The plot that brings Nina together with her man/apart from her man and..., and the reasons surrounding this mismatched, star crossed couple will keep them on your mind long after you've read the last punctuation mark and have you wishing that there was more to read.
The ending will blow you out of romance heaven, as never before captured on paper.
The poem by one of the characters I neglected to mention (Rasheed Steele who is Tonya's lover) is so real and pertinent to our people as it puts forth what was taken from us by a people who never had it themselves will have you reflecting on its importance for a very long time. Please, Please, Please just buy the book and experience and breathe this woman's work of art. I assure you, you will not be disappointed.
Though I share all of my books with ten other people, I'm going to buy another (or maybe even two more) to keep, just in case this one never makes it back to me.

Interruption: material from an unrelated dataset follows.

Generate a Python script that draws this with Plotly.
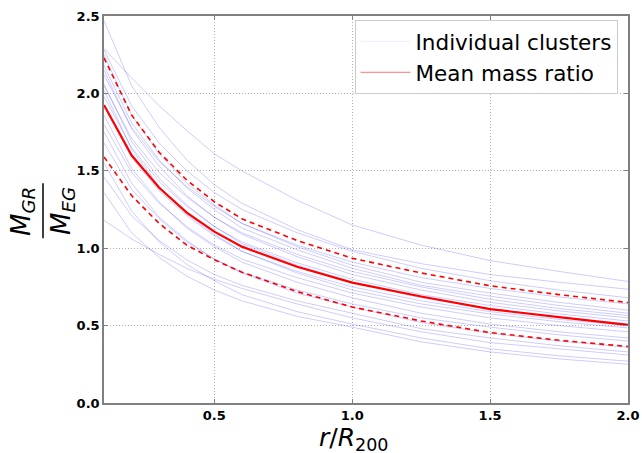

The book is all that!
By the way, I wish the people putting the pictures on the covers of these novels would take the time to read the book so the faces would coincide with, or at the very least, resemble what the author depicts in the written word. I'm open for the job!
We are not dumb. We know a light skinned black woman (as depicted on the cover of the book) from a woman that could easily travel on the other side and they wouldn't even know it unless we told them (or rather Ms. Cross). The publisher would have done better by using the picture of Ms.Cross herself. I definitely had trouble recognizing our own there.
I hope you readers get to read my opinion. I know its long, but it will surely get more book sales for Amazon.com and also Ms.Cross.